Announcing AWC Article Prize Winners
We are proud to announce our winners of the AWC Article Prizes for the best research articles and policy papers:
Winners of the Best Research Article on U.S. Foreign Policy and Grand Strategy are Andrea Gilli and Mauro Gilli for their paper, “Why China Has not Caught Up Yet: Military-Technological Superiority and the Limits of Limitation, Reverse Engineering, and Cyber Espionage,” which appeared in International Security.
Andrea Gilli is a Researcher in Military Affairs at the NATO Defense College in Rome, Italy. He has a PhD in Social and Political Sciences from the European University Institute in Fielose, Italy, and was a postdoctoral fellow at the Belfer Center for Science and International Affairs at the John F. Kennedy School of Government of Harvard University, at the Center for International Security and Cooperation at Stanford University, and at the Center for Security Studies of Metropolitan University Prague.
Mauro Gilli is a Senior Researcher in Military Technology and International Security at the Center for Security Studies of the Swiss Federal Institute of Technology in Zurich, Switzerland.
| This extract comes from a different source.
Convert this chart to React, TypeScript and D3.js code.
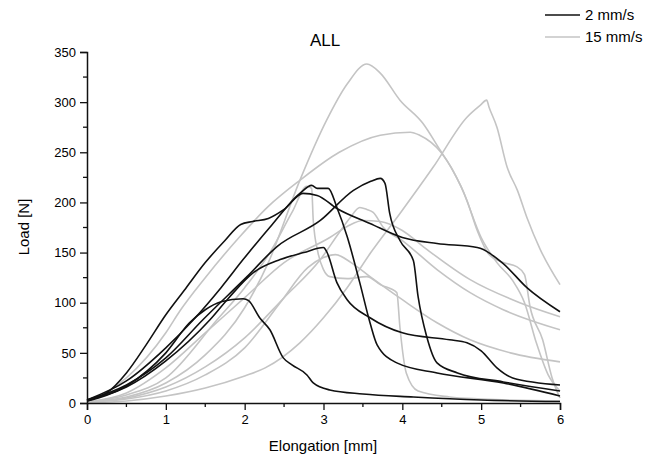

He has a PhD in Political Science from Northwestern University and was a postdoctoral fellow at the Dickey Center for International Understanding of Dartmouth College.
Runner-up for the Best Research Article on U.S. Foreign Policy and Grand Strategy is Rachel Myrick for her article, “Why So Secretive? Unpacking Public Attitudes toward Secrecy and Success in US Foreign Policy” appearing in the Journal of Politics, nominated by Ala’ Alrababa’h.
Rachel Myrick is an assistant research professor at the Department of Political Science at Duke University and a PhD candidate in the Department of Political Science at Stanford University. Her research explores how partisan polarization affects foreign policy making in democratic states, with an emphasis on its implications for US national security policy.
Winner of the Best Policy Article on U.S. Foreign Policy and Grand Strategy is Oriana Mastro for her article, “The Stealth Superpower: How China Hid Its Global Ambitions” appearing in Foreign Affairs.
Oriana Skylar Mastro is a Center Fellow at the Freeman Spogli Institute for International Studies, Stanford University where her research focuses on Chinese military and security policy, Asia-Pacific security issues, war termination, and coercive diplomacy. She is also Resident Scholar at the American Enterprise Institute and continues to serve in the United States Air Force Reserve for which she works as a Strategic planner at INDOPACOM J5.